Exercise description | Restate exactly the lines of the entries below, beginning with the first and ending with the line that holds "import * as". Pictures are not copied.

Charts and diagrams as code
****************

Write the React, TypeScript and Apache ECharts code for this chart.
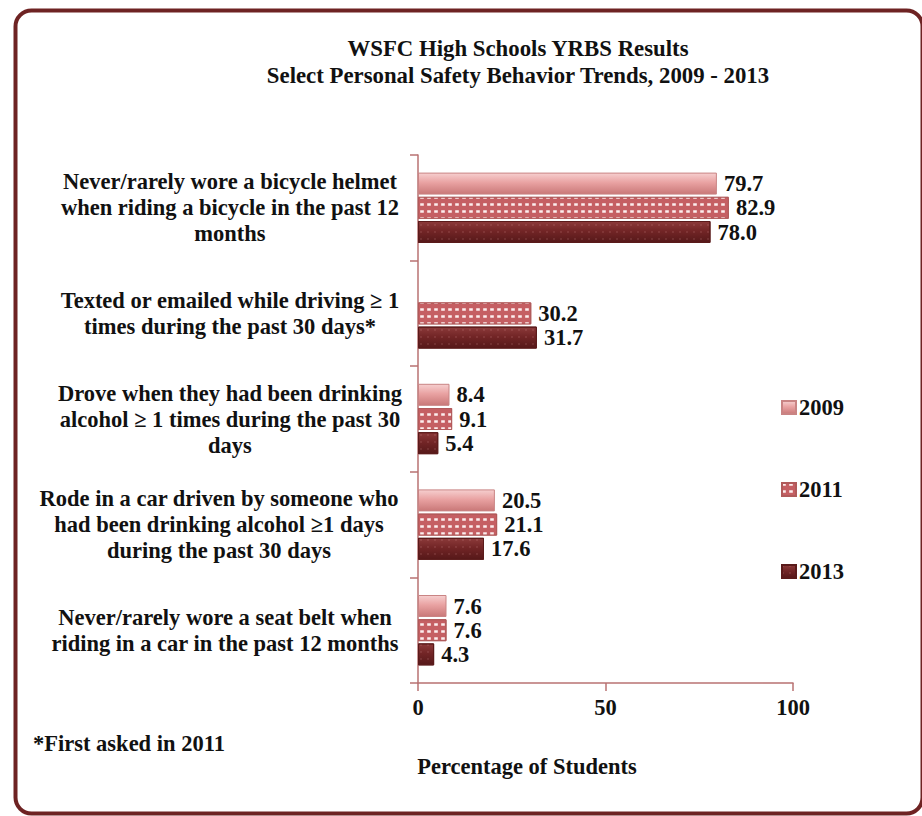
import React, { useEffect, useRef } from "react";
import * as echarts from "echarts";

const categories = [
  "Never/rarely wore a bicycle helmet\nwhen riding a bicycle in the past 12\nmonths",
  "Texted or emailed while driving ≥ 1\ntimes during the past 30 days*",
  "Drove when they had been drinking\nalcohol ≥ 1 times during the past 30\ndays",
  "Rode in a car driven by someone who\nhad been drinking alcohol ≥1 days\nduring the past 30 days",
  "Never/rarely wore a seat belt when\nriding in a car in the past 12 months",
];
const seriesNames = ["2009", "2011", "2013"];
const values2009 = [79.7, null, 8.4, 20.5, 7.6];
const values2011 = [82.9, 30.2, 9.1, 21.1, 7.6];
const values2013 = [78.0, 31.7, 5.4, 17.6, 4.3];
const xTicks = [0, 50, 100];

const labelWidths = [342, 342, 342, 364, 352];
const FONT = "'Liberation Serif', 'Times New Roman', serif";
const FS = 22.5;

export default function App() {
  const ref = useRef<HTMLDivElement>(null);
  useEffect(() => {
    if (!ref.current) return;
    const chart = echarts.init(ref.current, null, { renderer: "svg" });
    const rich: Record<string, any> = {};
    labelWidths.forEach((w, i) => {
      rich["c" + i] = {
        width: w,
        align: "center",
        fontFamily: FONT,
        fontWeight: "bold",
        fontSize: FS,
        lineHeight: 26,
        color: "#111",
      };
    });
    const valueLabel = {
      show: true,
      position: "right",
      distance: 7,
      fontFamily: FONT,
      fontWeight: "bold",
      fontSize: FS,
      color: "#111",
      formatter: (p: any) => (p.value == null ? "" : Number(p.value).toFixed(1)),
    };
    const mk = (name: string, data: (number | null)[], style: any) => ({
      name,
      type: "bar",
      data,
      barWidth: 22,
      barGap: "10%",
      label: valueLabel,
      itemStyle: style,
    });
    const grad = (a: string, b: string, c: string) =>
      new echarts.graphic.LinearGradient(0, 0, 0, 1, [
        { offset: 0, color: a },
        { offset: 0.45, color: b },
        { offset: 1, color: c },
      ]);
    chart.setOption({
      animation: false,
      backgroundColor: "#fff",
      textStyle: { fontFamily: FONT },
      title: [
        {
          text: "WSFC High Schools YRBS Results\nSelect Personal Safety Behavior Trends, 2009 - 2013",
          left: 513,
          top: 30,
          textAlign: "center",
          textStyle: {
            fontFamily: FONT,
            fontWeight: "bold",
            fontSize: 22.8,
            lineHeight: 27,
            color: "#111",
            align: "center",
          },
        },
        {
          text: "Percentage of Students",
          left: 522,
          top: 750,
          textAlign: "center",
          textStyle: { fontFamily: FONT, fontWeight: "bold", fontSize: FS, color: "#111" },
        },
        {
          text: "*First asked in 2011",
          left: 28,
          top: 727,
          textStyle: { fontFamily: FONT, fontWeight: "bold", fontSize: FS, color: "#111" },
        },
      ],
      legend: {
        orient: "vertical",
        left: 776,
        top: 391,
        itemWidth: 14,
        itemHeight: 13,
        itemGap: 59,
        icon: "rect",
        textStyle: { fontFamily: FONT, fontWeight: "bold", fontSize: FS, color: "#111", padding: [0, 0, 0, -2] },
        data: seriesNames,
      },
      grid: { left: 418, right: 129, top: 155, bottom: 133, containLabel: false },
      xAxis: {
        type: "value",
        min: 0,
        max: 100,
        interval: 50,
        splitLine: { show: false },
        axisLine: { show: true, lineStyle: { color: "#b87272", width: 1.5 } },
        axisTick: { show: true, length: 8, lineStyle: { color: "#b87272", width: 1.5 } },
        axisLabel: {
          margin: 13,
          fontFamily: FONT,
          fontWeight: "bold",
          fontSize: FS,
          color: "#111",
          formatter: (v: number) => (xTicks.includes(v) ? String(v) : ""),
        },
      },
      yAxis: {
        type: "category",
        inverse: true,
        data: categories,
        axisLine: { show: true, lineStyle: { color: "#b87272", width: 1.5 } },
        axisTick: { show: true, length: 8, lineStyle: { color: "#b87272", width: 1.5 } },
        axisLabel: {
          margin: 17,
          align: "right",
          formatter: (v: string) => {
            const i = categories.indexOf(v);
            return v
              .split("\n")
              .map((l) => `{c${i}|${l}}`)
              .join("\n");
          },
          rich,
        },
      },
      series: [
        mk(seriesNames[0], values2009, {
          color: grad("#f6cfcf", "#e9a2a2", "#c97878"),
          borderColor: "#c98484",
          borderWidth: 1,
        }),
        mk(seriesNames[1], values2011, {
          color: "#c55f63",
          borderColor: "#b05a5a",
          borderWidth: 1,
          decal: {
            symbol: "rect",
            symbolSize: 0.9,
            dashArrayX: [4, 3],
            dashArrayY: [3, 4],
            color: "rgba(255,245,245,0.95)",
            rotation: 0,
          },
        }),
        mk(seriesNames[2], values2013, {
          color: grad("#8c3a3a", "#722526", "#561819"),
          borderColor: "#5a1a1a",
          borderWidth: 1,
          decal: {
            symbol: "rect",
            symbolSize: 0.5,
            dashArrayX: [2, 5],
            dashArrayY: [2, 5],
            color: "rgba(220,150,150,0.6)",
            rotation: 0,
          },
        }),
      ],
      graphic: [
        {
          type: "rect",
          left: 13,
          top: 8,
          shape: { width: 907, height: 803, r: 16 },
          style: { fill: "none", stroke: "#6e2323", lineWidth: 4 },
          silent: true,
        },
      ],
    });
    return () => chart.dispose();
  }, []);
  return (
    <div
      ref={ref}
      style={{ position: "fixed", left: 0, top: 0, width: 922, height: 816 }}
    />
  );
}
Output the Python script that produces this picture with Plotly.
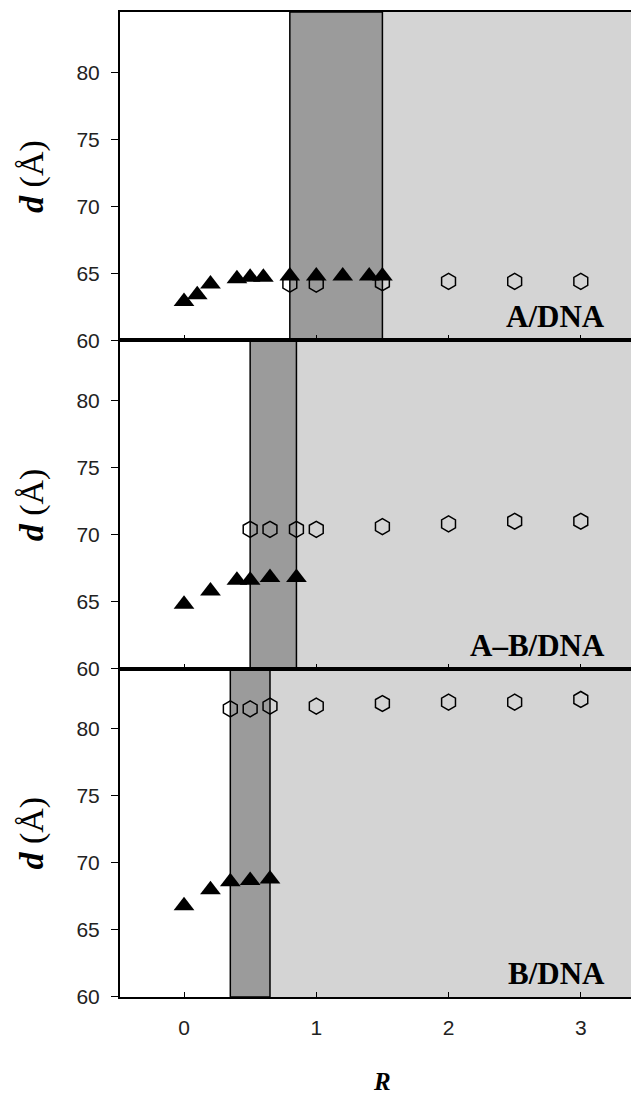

****************

Reply to the task |
Write the React, TypeScript and Apache ECharts code for this chart.
import React, { useEffect, useRef } from "react";
import * as echarts from "echarts";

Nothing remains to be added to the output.